Since Mee-Ow’s founding, numerous groups across the spectrum of comedy have taken shape on campus, including the long-form improv group The Titanic Players and multicultural comedy group Out Da Box.

“Mee-Ow pointed out that there needed to be more opportunities for students to perform, to write, to create their own material and have that voice honored,” Radding said.

Half a century of jokes later, Mee-Ow is looking toward the next 50 years of bits and goofs to come.

“The show comes together so quickly that it really bonds you in a way that is so special,” Communication junior and current Mee-Ow cast member Ferdinand Moscat said. “And I hope that future Mee-Ow cast members or future producers, musicians, designers — that it’s something that can only grow more and more and more.”

Mee-Ow alumni and current members will have an opportunity to come together and celebrate the group’s 50th anniversary at the Mee-Ow Show Fest this weekend.

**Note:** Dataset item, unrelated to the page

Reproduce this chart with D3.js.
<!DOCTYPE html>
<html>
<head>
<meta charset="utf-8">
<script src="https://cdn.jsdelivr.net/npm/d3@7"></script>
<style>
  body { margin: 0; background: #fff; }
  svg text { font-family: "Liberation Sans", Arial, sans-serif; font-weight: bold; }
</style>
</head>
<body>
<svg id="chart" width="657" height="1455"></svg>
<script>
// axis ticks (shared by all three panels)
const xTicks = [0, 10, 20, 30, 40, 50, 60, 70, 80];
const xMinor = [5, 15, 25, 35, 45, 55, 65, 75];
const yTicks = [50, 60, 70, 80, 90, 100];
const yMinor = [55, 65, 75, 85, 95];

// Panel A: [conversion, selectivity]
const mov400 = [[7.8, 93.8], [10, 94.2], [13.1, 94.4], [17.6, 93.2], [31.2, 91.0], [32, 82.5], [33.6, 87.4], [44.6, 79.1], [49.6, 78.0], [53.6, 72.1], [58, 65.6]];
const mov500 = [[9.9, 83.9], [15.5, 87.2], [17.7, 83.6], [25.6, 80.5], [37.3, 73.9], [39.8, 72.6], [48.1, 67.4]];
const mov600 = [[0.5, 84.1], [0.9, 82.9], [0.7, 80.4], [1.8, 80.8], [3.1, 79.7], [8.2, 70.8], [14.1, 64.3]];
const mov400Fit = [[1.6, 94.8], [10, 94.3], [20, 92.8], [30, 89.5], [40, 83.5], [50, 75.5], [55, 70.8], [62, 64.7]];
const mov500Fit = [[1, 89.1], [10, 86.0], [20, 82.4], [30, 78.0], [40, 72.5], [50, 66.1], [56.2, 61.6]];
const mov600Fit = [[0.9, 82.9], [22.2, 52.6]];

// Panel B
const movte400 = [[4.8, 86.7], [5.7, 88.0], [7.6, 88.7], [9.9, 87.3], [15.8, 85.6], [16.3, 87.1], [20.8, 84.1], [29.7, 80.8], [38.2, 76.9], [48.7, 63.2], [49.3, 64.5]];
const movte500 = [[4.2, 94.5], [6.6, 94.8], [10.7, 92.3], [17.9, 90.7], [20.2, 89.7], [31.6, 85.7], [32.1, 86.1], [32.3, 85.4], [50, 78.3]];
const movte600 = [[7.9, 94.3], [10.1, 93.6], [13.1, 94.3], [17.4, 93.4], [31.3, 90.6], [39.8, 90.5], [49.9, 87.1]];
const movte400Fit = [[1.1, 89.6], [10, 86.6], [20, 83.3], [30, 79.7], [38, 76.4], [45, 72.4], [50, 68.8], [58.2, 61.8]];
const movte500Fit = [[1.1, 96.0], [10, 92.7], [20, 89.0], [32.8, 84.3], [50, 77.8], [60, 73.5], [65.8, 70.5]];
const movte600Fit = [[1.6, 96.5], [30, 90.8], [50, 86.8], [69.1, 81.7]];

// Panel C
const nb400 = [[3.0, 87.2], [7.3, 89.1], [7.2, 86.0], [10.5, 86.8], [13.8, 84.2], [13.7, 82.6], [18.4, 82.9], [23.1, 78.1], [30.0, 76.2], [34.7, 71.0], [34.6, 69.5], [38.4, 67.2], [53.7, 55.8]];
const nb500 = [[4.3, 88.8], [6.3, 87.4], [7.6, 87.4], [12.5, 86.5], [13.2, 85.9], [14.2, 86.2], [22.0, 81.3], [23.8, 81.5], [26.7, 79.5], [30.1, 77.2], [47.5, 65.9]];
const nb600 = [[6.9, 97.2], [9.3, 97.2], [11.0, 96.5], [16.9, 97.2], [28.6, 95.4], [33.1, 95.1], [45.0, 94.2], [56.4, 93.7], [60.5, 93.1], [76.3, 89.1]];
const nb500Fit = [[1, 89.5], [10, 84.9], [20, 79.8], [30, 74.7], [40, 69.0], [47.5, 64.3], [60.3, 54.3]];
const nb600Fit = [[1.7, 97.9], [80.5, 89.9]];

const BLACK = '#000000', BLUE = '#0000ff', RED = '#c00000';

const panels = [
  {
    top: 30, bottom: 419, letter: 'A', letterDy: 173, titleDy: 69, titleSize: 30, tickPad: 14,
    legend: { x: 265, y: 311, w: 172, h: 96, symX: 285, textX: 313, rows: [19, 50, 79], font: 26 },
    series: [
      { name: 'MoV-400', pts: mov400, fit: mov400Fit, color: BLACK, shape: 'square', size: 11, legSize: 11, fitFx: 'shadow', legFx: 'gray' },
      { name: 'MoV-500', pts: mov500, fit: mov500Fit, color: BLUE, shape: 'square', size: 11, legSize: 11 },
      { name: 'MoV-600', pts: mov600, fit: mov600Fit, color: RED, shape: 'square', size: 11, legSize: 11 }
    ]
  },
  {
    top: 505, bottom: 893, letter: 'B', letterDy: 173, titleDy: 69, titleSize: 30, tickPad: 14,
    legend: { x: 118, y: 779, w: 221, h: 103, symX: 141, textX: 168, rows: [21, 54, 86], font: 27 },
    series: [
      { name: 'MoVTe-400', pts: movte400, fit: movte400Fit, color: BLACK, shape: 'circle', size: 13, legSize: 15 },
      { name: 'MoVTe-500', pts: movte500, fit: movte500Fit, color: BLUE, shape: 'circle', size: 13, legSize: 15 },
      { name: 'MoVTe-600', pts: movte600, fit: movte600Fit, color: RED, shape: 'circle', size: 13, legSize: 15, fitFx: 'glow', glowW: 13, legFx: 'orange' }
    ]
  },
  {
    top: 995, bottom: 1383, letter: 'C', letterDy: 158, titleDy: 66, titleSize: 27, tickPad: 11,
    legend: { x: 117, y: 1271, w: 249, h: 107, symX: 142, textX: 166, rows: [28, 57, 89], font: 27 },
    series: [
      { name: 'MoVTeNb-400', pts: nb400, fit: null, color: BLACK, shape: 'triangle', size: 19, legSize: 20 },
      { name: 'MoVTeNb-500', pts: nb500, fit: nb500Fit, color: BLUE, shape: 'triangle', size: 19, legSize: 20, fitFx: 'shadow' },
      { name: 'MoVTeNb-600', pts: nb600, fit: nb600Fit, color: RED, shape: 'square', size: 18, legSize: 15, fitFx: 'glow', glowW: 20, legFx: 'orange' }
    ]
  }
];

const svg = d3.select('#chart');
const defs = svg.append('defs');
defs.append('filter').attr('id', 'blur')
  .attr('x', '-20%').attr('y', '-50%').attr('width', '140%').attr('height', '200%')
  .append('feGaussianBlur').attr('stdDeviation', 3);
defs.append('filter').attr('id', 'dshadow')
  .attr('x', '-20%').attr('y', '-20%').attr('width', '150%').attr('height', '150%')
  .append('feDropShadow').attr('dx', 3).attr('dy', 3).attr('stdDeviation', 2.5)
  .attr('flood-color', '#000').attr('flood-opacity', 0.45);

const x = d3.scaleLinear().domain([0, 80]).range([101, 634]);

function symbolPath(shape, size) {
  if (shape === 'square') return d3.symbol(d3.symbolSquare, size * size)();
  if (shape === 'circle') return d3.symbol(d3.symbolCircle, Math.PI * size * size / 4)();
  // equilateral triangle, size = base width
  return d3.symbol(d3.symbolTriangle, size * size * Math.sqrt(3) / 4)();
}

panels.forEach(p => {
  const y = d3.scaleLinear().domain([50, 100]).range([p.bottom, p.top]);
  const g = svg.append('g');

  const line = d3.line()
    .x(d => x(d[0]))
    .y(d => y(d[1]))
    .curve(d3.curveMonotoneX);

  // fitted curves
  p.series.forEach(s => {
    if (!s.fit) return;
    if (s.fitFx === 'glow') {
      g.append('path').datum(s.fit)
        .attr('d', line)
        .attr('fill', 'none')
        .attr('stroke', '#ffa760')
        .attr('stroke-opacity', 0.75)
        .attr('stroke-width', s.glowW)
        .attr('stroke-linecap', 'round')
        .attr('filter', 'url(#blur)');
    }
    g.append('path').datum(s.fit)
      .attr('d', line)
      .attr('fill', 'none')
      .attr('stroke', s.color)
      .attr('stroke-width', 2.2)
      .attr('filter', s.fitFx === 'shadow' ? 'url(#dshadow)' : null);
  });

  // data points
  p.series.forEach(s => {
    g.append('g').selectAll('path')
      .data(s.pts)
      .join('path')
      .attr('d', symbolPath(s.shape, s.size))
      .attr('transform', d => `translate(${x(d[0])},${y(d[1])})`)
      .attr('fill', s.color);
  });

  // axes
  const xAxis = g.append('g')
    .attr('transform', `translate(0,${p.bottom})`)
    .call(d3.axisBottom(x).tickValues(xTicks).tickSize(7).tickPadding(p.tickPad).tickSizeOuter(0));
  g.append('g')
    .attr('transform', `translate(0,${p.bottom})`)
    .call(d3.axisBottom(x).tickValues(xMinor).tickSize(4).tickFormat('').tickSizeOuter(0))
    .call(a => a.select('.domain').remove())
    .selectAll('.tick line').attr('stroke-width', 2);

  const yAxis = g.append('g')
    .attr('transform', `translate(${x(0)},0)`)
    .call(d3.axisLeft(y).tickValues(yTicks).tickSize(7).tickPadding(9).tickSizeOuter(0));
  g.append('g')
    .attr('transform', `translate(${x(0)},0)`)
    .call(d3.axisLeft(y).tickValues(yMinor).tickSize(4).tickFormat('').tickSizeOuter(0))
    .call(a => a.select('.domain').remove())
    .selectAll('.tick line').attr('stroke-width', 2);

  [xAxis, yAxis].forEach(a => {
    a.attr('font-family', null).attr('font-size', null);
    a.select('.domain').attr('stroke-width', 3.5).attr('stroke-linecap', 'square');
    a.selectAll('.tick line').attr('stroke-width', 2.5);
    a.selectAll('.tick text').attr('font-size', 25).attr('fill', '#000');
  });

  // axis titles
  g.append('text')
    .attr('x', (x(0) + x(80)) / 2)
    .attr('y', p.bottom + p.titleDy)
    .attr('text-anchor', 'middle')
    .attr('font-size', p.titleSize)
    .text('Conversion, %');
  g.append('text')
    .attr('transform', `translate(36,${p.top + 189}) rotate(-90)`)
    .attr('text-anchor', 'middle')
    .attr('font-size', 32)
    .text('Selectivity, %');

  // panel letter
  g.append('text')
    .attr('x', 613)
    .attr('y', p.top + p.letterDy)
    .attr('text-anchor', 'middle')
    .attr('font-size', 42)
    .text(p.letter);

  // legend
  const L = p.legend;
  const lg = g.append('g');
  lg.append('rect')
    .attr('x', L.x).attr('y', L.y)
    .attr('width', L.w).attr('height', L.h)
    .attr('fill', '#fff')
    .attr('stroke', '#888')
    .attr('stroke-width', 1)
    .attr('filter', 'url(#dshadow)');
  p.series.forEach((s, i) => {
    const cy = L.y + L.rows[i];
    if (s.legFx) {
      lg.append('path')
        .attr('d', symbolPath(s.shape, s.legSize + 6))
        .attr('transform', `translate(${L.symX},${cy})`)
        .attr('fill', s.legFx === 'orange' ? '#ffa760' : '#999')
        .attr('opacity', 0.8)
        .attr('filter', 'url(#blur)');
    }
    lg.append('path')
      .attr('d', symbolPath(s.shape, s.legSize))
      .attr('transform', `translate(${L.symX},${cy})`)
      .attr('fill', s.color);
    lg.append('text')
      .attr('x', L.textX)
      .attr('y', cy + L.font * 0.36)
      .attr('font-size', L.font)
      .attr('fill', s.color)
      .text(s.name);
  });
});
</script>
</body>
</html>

Panels featuring alumni from Ana Gasteyer (Communication ’89) to Dermot Mulroney (Communication ’85) will run all day Saturday, and Radding — co-author of upcoming book ”The Mee-Ow Show at 50: From Cultural Rebellion to Comedy Institution” — will give a short history of the group.

Two-time Mee-Ow co-producer Dory Weiss (Communication ’03) is also headed back to Evanston for the reunion and organized panels for the event.

“It’s about the legacy,.” Weiss said. “It’s about the 50 years before and the 50 years to come.”